In a response to the Pac-10 Council dated three days later, Gerberding banned Heckman, Kenyon, Moore and Clint Mead from any contact or participation with the athletic program until 1996.

The consequences were immediate. Heckman lost a contract with NFL Properties. Advertising revenue at Sports Washington dropped from about $20,000 per issue to just $1,000. Heckman was awash in debt and divorced from Jeni James.

Heckman's decision to fight the tide of red ink was consistent with a high-school and college career fraught with ambition and achievement. At Port Angeles, he was a school-record-holding swimmer, debate team captain, and was elected State of Washington Youth Governor. At Washington, he was a Greek system activist, elected fraternity council president and outstanding fraternity male.

Electing to "live in poverty," Heckman contemplated his future. When the idea for Rivals.com materialized, he had difficulty securing backing because of his sullied reputation, Heckman and his associates say. His break came from an unexpected source - Neal Dempsey, a prominent UW alum, chairman of the business school's board, and personal friend of UW Athletic Director Barbara Hedges.

A man, in other words, "who was in perfect position to turn me down," Heckman says.

But Dempsey didn't. During a meeting in Berkeley, Calif., Dempsey, a founding partner of Bay Partners venture fund, practically re-wrote Heckman's business plan on the back of a coffee shop menu. Later, he went even further, writing the first check for $50,000 to back Heckman's new business.

"I thought Jim was a victim," Dempsey says. "They had to pin the blame on someone. He was arrogant, not liked by administration at the school and had a reputation for never delivering on what he promised - kind of the things you expect of a mindless 20-year-old."

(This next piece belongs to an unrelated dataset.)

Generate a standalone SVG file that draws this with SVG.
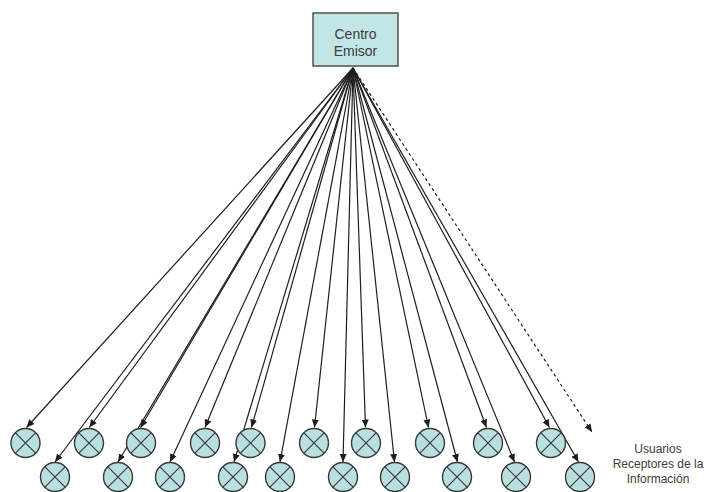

Dempsey's support kick-started Heckman's fund-raising efforts. David Johnston, managing general partner of The Phoenix Partners, a $100 million venture fund based in Seattle, wrote the second check. Johnston mentioned the fledgling company to Ann Winblad, co-founding partner of Hummer Winblad Venture Partners and considered one of the industry's elite power brokers.

Winblad not only kicked in for $4 million on behalf of her venture fund, she agreed to sit on the Rivals.com board, imbuing the company with more credibility than any other single event in its young history. The dominoes almost immediately began to fall into place. Heckman scooped up Hummer Winblad, Intel and The Phoenix Partners in his second round of financing, then partnered with Fox Sports, bringing another $25 million in capital, plus priceless access to cablecast source material.

At least as important as the capital infusion was the quality of top-level executives Heckman was able to attract. Mike Slade, the former CEO of Starwave, joined the Rivals.com board. Then came what others in the company refer to as "the rock stars" - Sornsin, who helped develop MSN.com, the third-most visited site on the World Wide Web; Jeff Rice, who left his own company, Bay Mortgage, to become chief financial officer; David Cooper, who left ESPN.com as its No. 1 revenue producer; and John Uppendahl, who developed the music group Boyz II Men, left Humongous Entertainment.

Heckman says he went about four months - about 40 hires - without being turned down. Though he credits Winblad's backing with creating the momentum, many say Heckman was the catalyst.

They are the converts, often referring to Heckman in almost reverential tones. Theirs is an image in stark contrast with, say, the University of Washington campus, where resentment still runs high and the word "snake" is a possible addition to any sentence that includes Heckman's name.

"I had no problem taking a back seat to what he was going to drive," Rice says. "This obviously is Jim Heckman's vision, and we're all here to make sure Jim Heckman gets where he wants to go."

That would be forward, and as quickly as possible. The company culture at Rivals.com already has adopted Heckman's workaholic tendencies. Employees typically arrive near dawn and leave long after sundown.

The result, Heckman hopes, is "a sports paradise for fans, customized to their specific sports fetishes."

Because of Rivals.com's alliance with Fox Sports, visitors soon will be able to view netcasts of games. While watching the games, they'll also be able to call up statistics in real time, exchange messages with other fans about the action, read instant analysis and buy a T-shirt or cap.

Those kind of features could answer industry skeptics who have called the network too insider-oriented and too focused on recruiting. Heckman's further answer is his company's voracious appetite for locking up every attractive site available. Those include other sports and specialty sites such as Heisman.com, which conducts a weekly poll of Heisman Trophy voters. The goal is to have 1,000 Web sites by the start of the next millennium.

His company is in such a hurry partly because the high-tech industry moves more quickly than any in history. Internet startups were funded to the tune of $10 billion last year. Startup funding totaled $10 billion last quarter alone.

"The Internet is like the Boston Marathon," says Winblad, named by BusinessWeek as one of Silicon Valley's top 25 power brokers. "No one knows the names of the thousands who start the race. No one knows the runners-up. Jim has gotten himself away from the pack right now."

Heckman seems to be running away as much as he is racing to somewhere. Back in the pack is humiliation and the prospect of failure. Ahead are the big guys, ESPN.com and Sportsline.

"The media is changing dramatically," Heckman says. "The power is shifting to individual people. They're going to decide what they want to know, when they want to know it, and where they're going to go for the information. The power game is shifting from the New York Times and Turner to the living room."

If Heckman has his way, he'll end up somewhere few would have expected him to be - right there in the living room, waiting for everyone else to catch up.